The era of “moderate politics” is gone forever, locally and internationally.

The Socialist Equality Party (SEP), the Sri Lankan section of the International Committee of the Fourth International, is the only party that has opposed the war against the Tamils from the very beginning and campaigned for the unconditional withdrawal of the Sri Lankan military from the north and east. This is the prerequisite for the lasting peace you talk about but which the UNF and all other capitalist parties oppose vehemently.

While opposing all forcible attempts to retain the Sinhala-Buddhist unitary state, trampling upon the democratic rights of the oppressed minorities, we also stand against the divisive communal programs of every ethnically based group, including the LTTE.

The resolution of the belated democratic problems is intrinsically bound up with the establishment of genuine social equality. This requires the working class, with the support of the oppressed masses, to take political power.

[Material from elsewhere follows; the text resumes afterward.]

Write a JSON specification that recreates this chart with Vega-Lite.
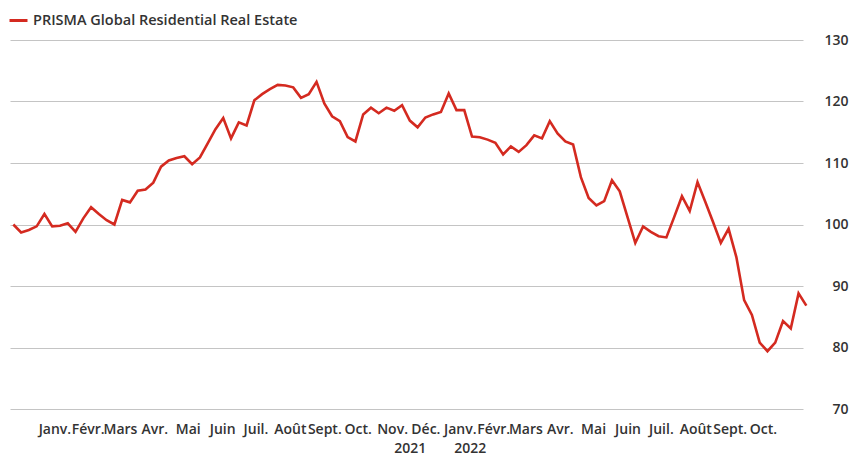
{
  "$schema": "https://vega.github.io/schema/vega-lite/v6.json",
  "width": 793,
  "height": 369,
  "autosize": "none",
  "padding": {"left": 10, "top": 40, "right": 47, "bottom": 47},
  "background": "white",
  "config": {"font": "Open Sans", "view": {"stroke": null}},
  "layer": [
    {
      "data": {"values": [
        {"date": "2020-12-10", "value": 100.0},
        {"date": "2020-12-17", "value": 98.7},
        {"date": "2020-12-24", "value": 99.1},
        {"date": "2020-12-31", "value": 99.7},
        {"date": "2021-01-07", "value": 101.7},
        {"date": "2021-01-14", "value": 99.7},
        {"date": "2021-01-21", "value": 99.8},
        {"date": "2021-01-28", "value": 100.2},
        {"date": "2021-02-04", "value": 98.8},
        {"date": "2021-02-11", "value": 101.0},
        {"date": "2021-02-18", "value": 102.8},
        {"date": "2021-02-25", "value": 101.7},
        {"date": "2021-03-04", "value": 100.7},
        {"date": "2021-03-11", "value": 100.0},
        {"date": "2021-03-18", "value": 104.0},
        {"date": "2021-03-25", "value": 103.6},
        {"date": "2021-04-01", "value": 105.5},
        {"date": "2021-04-08", "value": 105.7},
        {"date": "2021-04-15", "value": 106.8},
        {"date": "2021-04-22", "value": 109.4},
        {"date": "2021-04-29", "value": 110.4},
        {"date": "2021-05-06", "value": 110.8},
        {"date": "2021-05-13", "value": 111.1},
        {"date": "2021-05-20", "value": 109.8},
        {"date": "2021-05-27", "value": 110.9},
        {"date": "2021-06-03", "value": 113.2},
        {"date": "2021-06-10", "value": 115.5},
        {"date": "2021-06-17", "value": 117.3},
        {"date": "2021-06-24", "value": 114.0},
        {"date": "2021-07-01", "value": 116.6},
        {"date": "2021-07-08", "value": 116.1},
        {"date": "2021-07-15", "value": 120.2},
        {"date": "2021-07-22", "value": 121.2},
        {"date": "2021-07-29", "value": 122.0},
        {"date": "2021-08-05", "value": 122.7},
        {"date": "2021-08-12", "value": 122.6},
        {"date": "2021-08-19", "value": 122.3},
        {"date": "2021-08-26", "value": 120.6},
        {"date": "2021-09-02", "value": 121.2},
        {"date": "2021-09-09", "value": 123.2},
        {"date": "2021-09-16", "value": 119.7},
        {"date": "2021-09-23", "value": 117.6},
        {"date": "2021-09-30", "value": 116.8},
        {"date": "2021-10-07", "value": 114.2},
        {"date": "2021-10-14", "value": 113.5},
        {"date": "2021-10-21", "value": 117.9},
        {"date": "2021-10-28", "value": 119.0},
        {"date": "2021-11-04", "value": 118.1},
        {"date": "2021-11-11", "value": 119.0},
        {"date": "2021-11-18", "value": 118.5},
        {"date": "2021-11-25", "value": 119.4},
        {"date": "2021-12-02", "value": 116.9},
        {"date": "2021-12-09", "value": 115.8},
        {"date": "2021-12-16", "value": 117.4},
        {"date": "2021-12-23", "value": 117.9},
        {"date": "2021-12-30", "value": 118.3},
        {"date": "2022-01-06", "value": 121.3},
        {"date": "2022-01-13", "value": 118.6},
        {"date": "2022-01-20", "value": 118.6},
        {"date": "2022-01-27", "value": 114.3},
        {"date": "2022-02-03", "value": 114.2},
        {"date": "2022-02-10", "value": 113.8},
        {"date": "2022-02-17", "value": 113.3},
        {"date": "2022-02-24", "value": 111.4},
        {"date": "2022-03-03", "value": 112.7},
        {"date": "2022-03-10", "value": 111.8},
        {"date": "2022-03-17", "value": 112.9},
        {"date": "2022-03-24", "value": 114.5},
        {"date": "2022-03-31", "value": 114.0},
        {"date": "2022-04-07", "value": 116.8},
        {"date": "2022-04-14", "value": 114.8},
        {"date": "2022-04-21", "value": 113.5},
        {"date": "2022-04-28", "value": 113.0},
        {"date": "2022-05-05", "value": 107.7},
        {"date": "2022-05-12", "value": 104.3},
        {"date": "2022-05-19", "value": 103.1},
        {"date": "2022-05-26", "value": 103.8},
        {"date": "2022-06-02", "value": 107.2},
        {"date": "2022-06-09", "value": 105.4},
        {"date": "2022-06-16", "value": 101.2},
        {"date": "2022-06-23", "value": 97.0},
        {"date": "2022-06-30", "value": 99.7},
        {"date": "2022-07-07", "value": 98.8},
        {"date": "2022-07-14", "value": 98.1},
        {"date": "2022-07-21", "value": 97.9},
        {"date": "2022-07-28", "value": 101.2},
        {"date": "2022-08-04", "value": 104.6},
        {"date": "2022-08-11", "value": 102.2},
        {"date": "2022-08-18", "value": 106.9},
        {"date": "2022-08-25", "value": 103.7},
        {"date": "2022-09-01", "value": 100.4},
        {"date": "2022-09-08", "value": 97.0},
        {"date": "2022-09-15", "value": 99.3},
        {"date": "2022-09-22", "value": 94.7},
        {"date": "2022-09-29", "value": 87.7},
        {"date": "2022-10-06", "value": 85.3},
        {"date": "2022-10-13", "value": 80.8},
        {"date": "2022-10-20", "value": 79.4},
        {"date": "2022-10-27", "value": 80.8},
        {"date": "2022-11-03", "value": 84.3},
        {"date": "2022-11-10", "value": 83.1},
        {"date": "2022-11-17", "value": 88.8},
        {"date": "2022-11-24", "value": 86.8}
      ]},
      "mark": {"type": "line", "strokeWidth": 2.6, "strokeJoin": "miter"},
      "encoding": {
        "x": {
          "field": "date",
          "type": "temporal",
          "scale": {"domain": [
            {"year": 2020, "month": 12, "date": 7, "utc": true},
            {"year": 2022, "month": 11, "date": 21, "utc": true}
          ]},
          "axis": {
            "title": null,
            "orient": "bottom",
            "domain": false,
            "ticks": false,
            "grid": false,
            "labelPadding": 13,
            "labelFontSize": 14,
            "labelFontWeight": 600,
            "labelColor": "#333333",
            "labelOverlap": false,
            "labelFlush": false,
            "values": [
              {"year": 2021, "month": 1, "date": 16, "utc": true},
              {"year": 2021, "month": 2, "date": 15, "utc": true},
              {"year": 2021, "month": 3, "date": 16, "utc": true},
              {"year": 2021, "month": 4, "date": 16, "utc": true},
              {"year": 2021, "month": 5, "date": 16, "utc": true},
              {"year": 2021, "month": 6, "date": 16, "utc": true},
              {"year": 2021, "month": 7, "date": 16, "utc": true},
              {"year": 2021, "month": 8, "date": 16, "utc": true},
              {"year": 2021, "month": 9, "date": 16, "utc": true},
              {"year": 2021, "month": 10, "date": 16, "utc": true},
              {"year": 2021, "month": 11, "date": 16, "utc": true},
              {"year": 2021, "month": 12, "date": 16, "utc": true},
              {"year": 2022, "month": 1, "date": 16, "utc": true},
              {"year": 2022, "month": 2, "date": 15, "utc": true},
              {"year": 2022, "month": 3, "date": 16, "utc": true},
              {"year": 2022, "month": 4, "date": 16, "utc": true},
              {"year": 2022, "month": 5, "date": 16, "utc": true},
              {"year": 2022, "month": 6, "date": 16, "utc": true},
              {"year": 2022, "month": 7, "date": 16, "utc": true},
              {"year": 2022, "month": 8, "date": 16, "utc": true},
              {"year": 2022, "month": 9, "date": 16, "utc": true},
              {"year": 2022, "month": 10, "date": 16, "utc": true}
            ],
            "labelExpr": "['Janv.','Févr.','Mars','Avr.','Mai','Juin','Juil.','Août','Sept.','Oct.','Nov.','Déc.'][utcmonth(datum.value)]"
          }
        },
        "y": {
          "field": "value",
          "type": "quantitative",
          "scale": {"domain": [70, 130], "nice": false, "zero": false},
          "axis": {
            "title": null,
            "orient": "right",
            "domain": false,
            "ticks": false,
            "grid": true,
            "gridColor": "#c4c4c4",
            "gridWidth": 1,
            "values": [70, 80, 90, 100, 110, 120, 130],
            "labelAlign": "right",
            "labelBaseline": "middle",
            "labelPadding": 45,
            "labelFontSize": 14,
            "labelFontWeight": 600,
            "labelColor": "#333333"
          }
        },
        "color": {
          "datum": "PRISMA Global Residential Real Estate",
          "type": "nominal",
          "scale": {"range": ["#d42a20"]},
          "legend": {
            "title": null,
            "orient": "none",
            "legendX": -2,
            "legendY": -30,
            "padding": 0,
            "symbolType": "stroke",
            "symbolStrokeWidth": 3,
            "symbolSize": 324,
            "labelFontSize": 14.5,
            "labelFontWeight": 600,
            "labelColor": "#333333",
            "labelOffset": 4,
            "labelLimit": 0
          }
        }
      }
    },
    {
      "mark": {"type": "rule", "strokeDash": [3, 3], "color": "#aaaaaa", "strokeWidth": 1},
      "encoding": {
        "x": {
          "datum": {"year": 2022, "month": 1, "date": 1, "utc": true},
          "type": "temporal",
          "axis": {
            "title": null,
            "orient": "bottom",
            "domain": false,
            "ticks": false,
            "grid": false,
            "labelPadding": 32,
            "labelFontSize": 14,
            "labelFontWeight": 600,
            "labelColor": "#333333",
            "labelOverlap": false,
            "labelFlush": false,
            "values": [
              {"year": 2021, "month": 12, "date": 2, "utc": true},
              {"year": 2022, "month": 1, "date": 25, "utc": true}
            ],
            "labelExpr": "'' + utcyear(datum.value)"
          }
        }
      }
    }
  ],
  "resolve": {"axis": {"x": "independent"}}
}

That, Mr Moragoda, is the only way out of the disaster which you, and the ruling elites for whom you speak, have created. Once again, thank you for your email for it has provided us with the opportunity to make this clear to all workers, youth, rural poor and intellectuals, of both the Sinhala and Tamil communities, who are seeking the way forward.

Yours sincerely,

Wije Dias,

General Secretary of the SEP (Sri Lanka).